Monday, Apr. 30, 1951

Market In Seoul

In ruined Seoul last week, TIME Correspondent Tom Lambert found life reasserting itself:

IN the shadow of South Mountain in the eastern section of Seoul, between dusty, windswept Bell Street and the foul creek known as Clean Stream, lies the East Gate Market. Here, in prewar days, was the busiest, most bustling collection of shops in the city. Here a man could buy the rice and vegetables for his family, a housewife could buy a silk jacket.

War came, and the shops crumpled and burned. Shopkeepers buried or carried away their goods. The East Gate Market became an empty wilderness of rubble, galvanized iron and silence. Seoul fell to the Communists, was retaken, fell again, once more was retaken.

A Handful of Beads. Today the East Gate Market is coming to life again. Most shopkeepers have no shops, only boxes and crates or an old army cot on which to display their wares. Some lay their little collections on the ground, brushing away the dust which sifts off Bell Street. They have not much to sell: a handful of amber beads, half a dozen mismated, tinted water tumblers, a tall, slender, gaily painted chalk doll. Some have rice, flour, corn, and cotton cloth. They get the food in devious ways. One said that he had his rice from a Department of Justice employee, another said his came from a South Korean soldier.

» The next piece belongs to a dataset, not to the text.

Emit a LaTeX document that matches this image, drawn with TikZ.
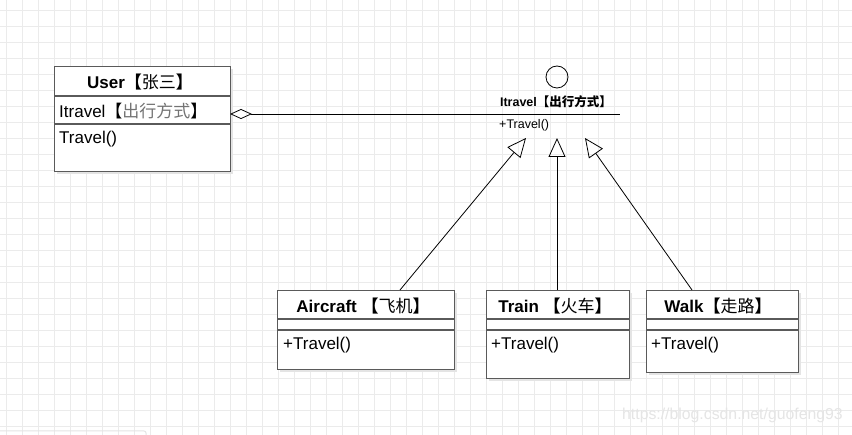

The shopkeepers sit hunched on their heels, willing to haggle, but apparently unconcerned about customers. The crowds drift past, slowly, pausing to talk and exclaim and now & then to ask a price. Their money, peeled with deliberation from well-thumbed rolls, or dredged from purses hauled from women's skirt bands, goes mostly to the shopkeepers behind the great shallow straw baskets of grain.

Only those with money get food. The shopkeepers show stony-faced callousness for the blind beggar boy, the orphan girl haltingly thrusting an empty G.I. ration can toward the grain baskets.

The Mournful Wind. All around are the ruins of a once great city: gutted buildings, jagged walls without ceilings, acres of desolation through which the mildest wind blows a mournful plaint. Through the ruins to the East Gate Market come those who try to sell their few belongings to buy food. So, one day this week, came a stooped old man with dull eyes and a wispy beard, dressed in a soiled grey robe and a bedraggled Panama hat. Under his arm he carried a thick, paper-covered Bible, in Korean characters. He asked 3,000 won (50-c- at Army exchange rates) for the Bible. "I have had that Bible for ten years. I don't want to sell it," he said, "but I must sell. I am hungry."